Opera offered a built-in web server in the application for quite some time called Unite. You were able to build apps and serve them up to yourself or friends remotely through your browser.
They just recently removed the feature from the version 12 builds. I think that it was an interesting concept but it never caught hold.
Yes, quite a shame too, since I used it actively. I'm glad that Chrome will now be supporting a similar functionality (albeit in a somewhat hackish way for the time being). Can't wait to see what develops of the new Chrome networking stack.
Opera will always be my first browser love, though <3!
I'm a traditionalist (to me TCP connections use socket API in C) so can someone put this in context for me:
- could I write some JS script that runs directly in Chrome that accepts a socket connection, receives some data, sends responses and displays something in the browser?
- could this theoretical app be directly "deployed" from a web page on server in our LAN?
- does this solution help with my current situation where I have to help users poke holes into their McAffee firewall?
Could be useful for me since I frequently send small test utils to my team that communicate with our embedded systems via socket connections.
I would say probably not on #3 ... however, given the general NAT concept and such, having an outgoing connection could poke the hole, but this isn't how a listening service usually works, so it would require something else. However, once the session is negotiated, then HTTP (in theory) should work, although it is stateless at that level, but anyway, this is all a lot of bother because at this point you should go ahead and do something that's less of a kludge since you're already doing NAT traversal.
This is only useful for Chrome Apps (which are meant to run locally on your machine) and will probably not be enabled for any real web surfing. Hosting HTTP on port 80 is probably the least useful real-world sample for this capability.

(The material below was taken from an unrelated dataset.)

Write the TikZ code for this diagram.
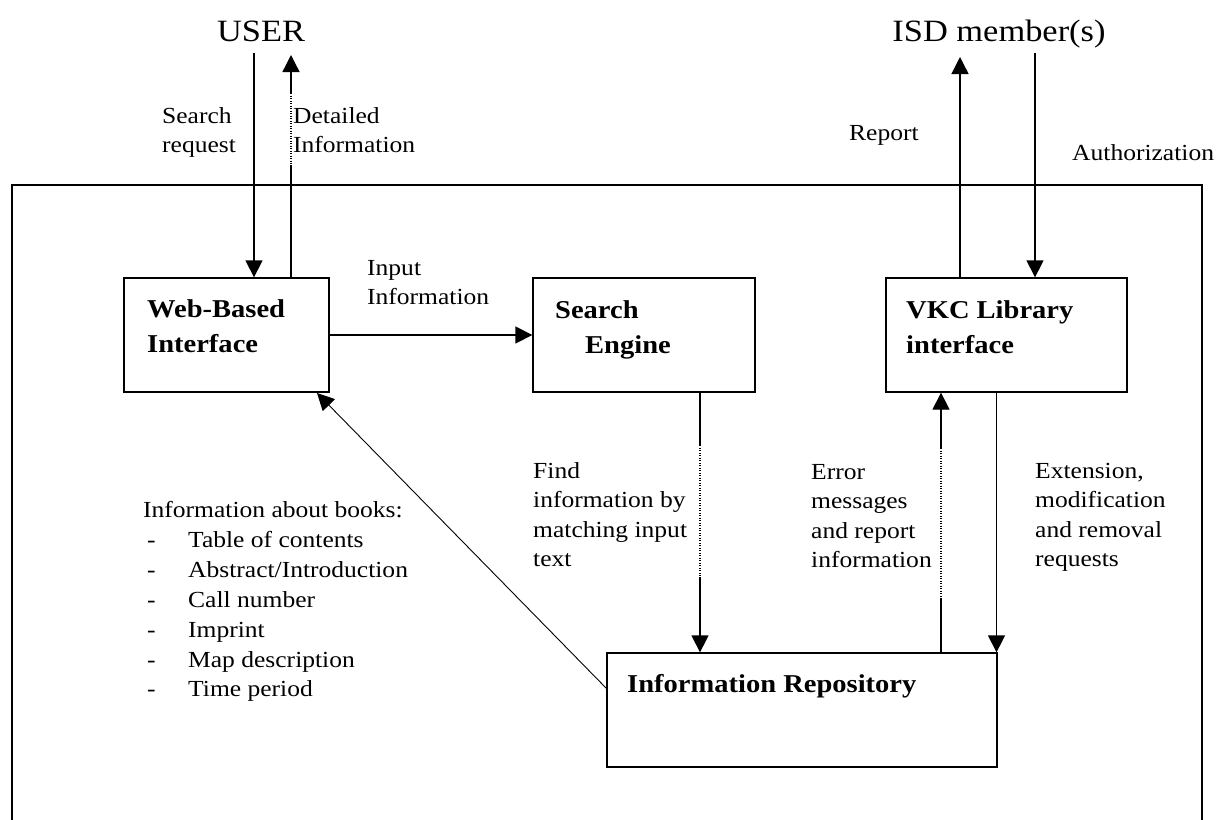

I wonder if also using a sandboxed localstorage as a memcached would be useful? I guess you would have to account for bandwidth, response time, and available memory. Also account for variable CPU usage, but I wonder if you could train an algorithm to account for these factors. I could see it being a great way to "get paid for using X Extension".
http://samy.pl/pwnat/ allows to establish a bidirectional connection between two machines behind NATs, but one of them must know the IP of the other's NAT, so this still requires a peer discovery system.
Also, I don't know if Chrome's socket API is sufficiently low level to craft ICMP packets. If I understand properly, it only offers a TCP socket.
As a matter of fact you don't need socket API or webRTC or whatsoever, Chrome has established an XMPP and jingle p2p connection for sync bookmarks, etc. It's not open API for Javascript yet, but I defintely see the potential.
They just recently removed the feature from the version 12 builds. I think that it was an interesting concept but it never caught hold.